6.6 Deposits. All funds of Blue-Collar Disaster Recovery shall be deposited from time to time to the credit of Blue-Collar Disaster Recovery in such banks, trust companies, or other depositories as the Board shall select.

6.7 Acceptance of Gifts. The Board may accept on behalf of Blue-Collar Disaster Recovery any cash contribution, gift, bequest, or devise for the general purposes, or for any special purpose, of Blue-Collar Disaster Recovery. Prior to acceptance of a significant non-cash contribution, gift, bequest, or devise, the Board shall determine, by resolution thereof, that the acceptance of such non-cash contribution, gift, bequest, or devise by Blue-Collar Disaster Recovery would be consistent with and further the purposes of Blue-Collar Disaster Recovery

6.8 Contracts Involving Board Members and/ or Officers. Upon full disclosure of a direct or indirect interest in any contract relating to or incidental to the operations of Blue-Collar Disaster Recovery, members of the Board and officers of Blue-Collar Disaster Recovery may be permitted to maintain a direct or indirect interest in any such contract, notwithstanding that at such time they may also be acting as individuals, or trustees of trusts, or beneficiaries of trusts, members or associates, or as agents for other persons or corporations, or may be interested in the same matters as shareholders, trustees, or otherwise; provided, however, that any contract, transaction, or action taken on behalf of Blue-Collar Disaster Recovery. involving a matter in which a trustee or officer is personally interested as a shareholder, trustee, or otherwise shall be at arm’s length and not in violation of the proscriptions in the Articles of Incorporation or these Bylaws which prohibit Blue-Collar Disaster Recovery’s use or application of its funds for private benefit; and provided further that no contract, transaction, or act shall be taken on behalf of Blue-Collar Disaster Recovery if such contract, transaction, or act would result in denial of Blue-Collar Disaster Recovery’s exemption from federal income taxation under the Code and its regulations, as they now exist or as they may hereafter be amended. In no event, however, shall any person or entity dealing with the Board or officers of Blue-Collar Disaster Recovery be obligated to inquire into the authority of the Board and officers to enter into and consummate any contract, transaction or take other action. Any Board member who would directly or indirectly benefit from a contractual relationship as described above shall not participate in the decision on whether that Board member shall be permitted by the Board to maintain such an interest.

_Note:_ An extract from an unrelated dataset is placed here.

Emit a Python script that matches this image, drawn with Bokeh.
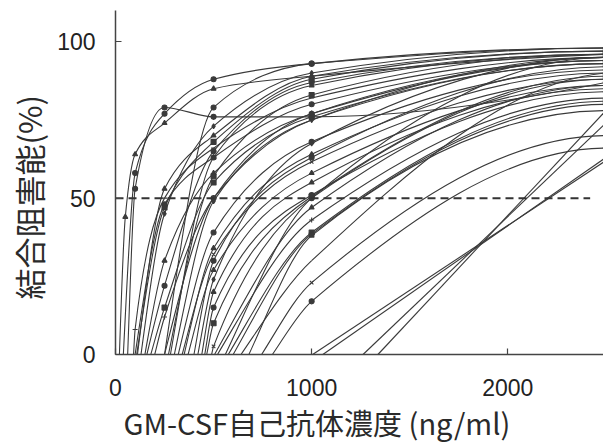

6.9 Investments. Blue-Collar Disaster Recovery shall have the right to retain all or any part of any property – real, personal, tangible, or intangible – acquired by it in whatever manner and pursuant to the direction and judgment of the Board, to invest and reinvest any funds held by it without being restricted to the class of investments available to trustees by law or any similar restriction.

6.10 Exempt Activities. Notwithstanding any other provision of these Bylaws, no Board member, officer, employee, or representative of Blue-Collar Disaster Recovery shall take any action or carry on any activity by or on behalf of Blue-Collar Disaster Recovery which is not permitted to be taken or carried on by an organization exempt from federal income taxation under sections 501(a) and 501(c)(3) of the Code and its regulations as they now exist or as they may hereafter be amended, or by an organization contributions to which are deductible under section 170(a)(1) of the Code and its regulations as they now exist or as they may hereafter be amended, by virtue of being charitable contributions as defined in section 170(c)(2) of the Code and its regulations as they now exist or as they may hereafter be amended.

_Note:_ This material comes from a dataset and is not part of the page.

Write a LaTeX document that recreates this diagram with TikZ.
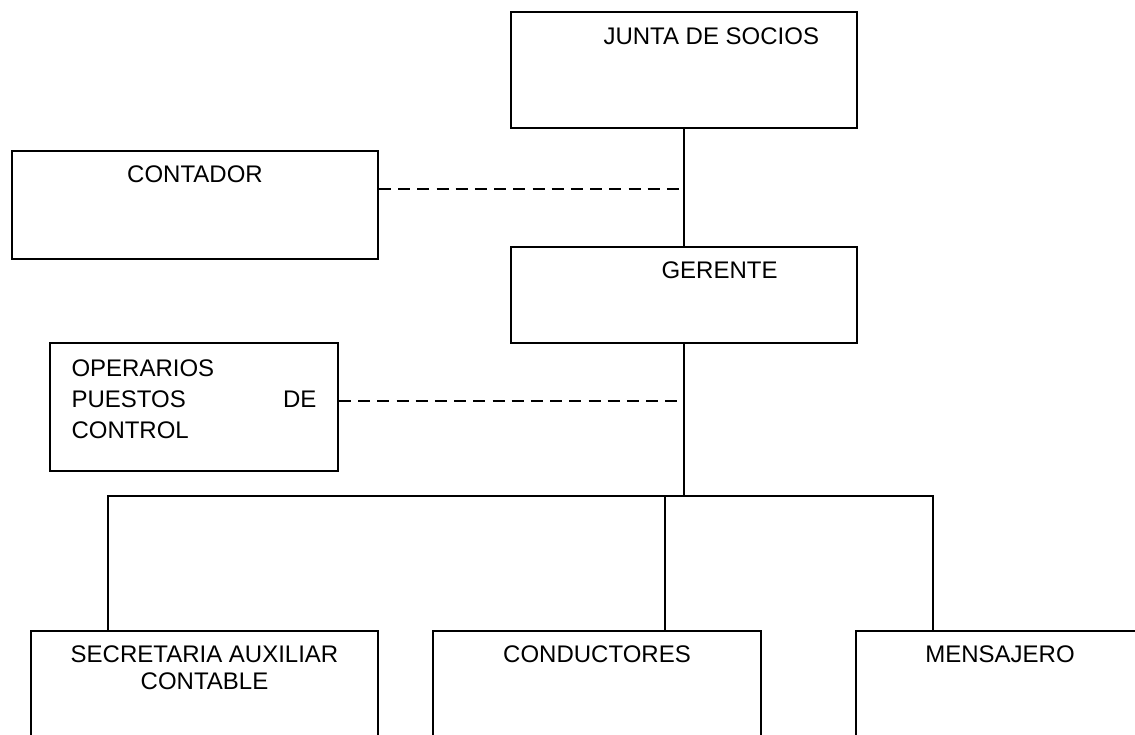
\documentclass[tikz,border=0pt]{standalone}
\usepackage{fontspec}
\setmainfont{Liberation Sans}
\usetikzlibrary{positioning}

\tikzset{
  caja/.style={draw,rectangle,line width=0.9pt,inner sep=0pt},
  rotulo/.style={inner sep=0pt,align=center,font=\fontsize{12}{13.5}\selectfont},
  linea/.style={line width=0.9pt},
  raya/.style={line width=0.9pt,dash pattern=on 6pt off 3.6pt}
}

\begin{document}
\begin{tikzpicture}[x=0.5pt,y=-0.5pt]
\useasboundingbox (0,0) rectangle (1135,734);
\clip (0,0) rectangle (1135,734);

% cajas
\node[caja,minimum width=173pt,minimum height=58pt](junta) at (684,70) {};
\node[caja,minimum width=183pt,minimum height=54pt](contador) at (195,205) {};
\node[caja,minimum width=173pt,minimum height=48pt](gerente) at (684,295) {};
\node[caja,minimum width=144pt,minimum height=64pt](operarios) at (194,407) {};
\node[caja,minimum width=173.5pt,minimum height=70pt](secretaria) at (204.5,701) {};
\node[caja,minimum width=164pt,minimum height=70pt](conductores) at (597,701) {};
\node[caja,minimum width=144pt,minimum height=70pt](mensajero) at (1000,701) {};

% textos
\node[rotulo,anchor=base west](tjunta) at ([xshift=46.5pt,yshift=-16.8pt]junta.north west) {JUNTA DE SOCIOS};
\node[rotulo,below=16.3pt of contador.north,anchor=base](tcontador){CONTADOR};
\node[rotulo,anchor=base west](tgerente) at ([xshift=75.5pt,yshift=-16.3pt]gerente.north west) {GERENTE};
\node[rotulo,align=left,text width=122.5pt,font=\fontsize{12}{15.5}\selectfont,anchor=base west]
  (toperarios) at ([xshift=11pt,yshift=-17.3pt]operarios.north west)
  {OPERARIOS\\ PUESTOS\hfill DE\\ CONTROL};
\node[rotulo,below=29.8pt of secretaria.north,anchor=base](tsecretaria){SECRETARIA AUXILIAR\\ CONTABLE};
\node[rotulo,below=16.3pt of conductores.north,anchor=base](tconductores){CONDUCTORES};
\node[rotulo,below=16.3pt of mensajero.north,anchor=base](tmensajero){MENSAJERO};

% lineas
\coordinate (r1) at (108,496);
\coordinate (r2) at (665,496);
\coordinate (r3) at (933,496);

\draw[linea] (junta) -- (gerente);
\draw[raya] ([yshift=8pt]contador.east) -- ([yshift=8pt]contador.east -| junta.south);
\draw[linea] (gerente.south) -- (gerente.south |- r1);
\draw[raya] ([yshift=3pt]operarios.east) -- ([yshift=3pt]operarios.east -| gerente.south);
\draw[linea] (secretaria.north -| r1) -- (r1) -- (r3) -- (mensajero.north -| r3);
\draw[linea] (r2) -- (conductores.north -| r2);
\end{tikzpicture}
\end{document}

6.11 Captions. Captions (i.e., article and section headings) are inserted in these Bylaws for convenience only and in no way define, limit, or describe the scope or intent of these Bylaws, or any provision hereof, nor in nay way affect the interpretation of these Bylaws.

6.12 Severability of Clauses. If any provision of these Bylaws is held illegal or unenforceable in a judicial proceeding, such provision shall be severed and shall be inoperative, and the remainder of these Bylaws shall remain operative and binding.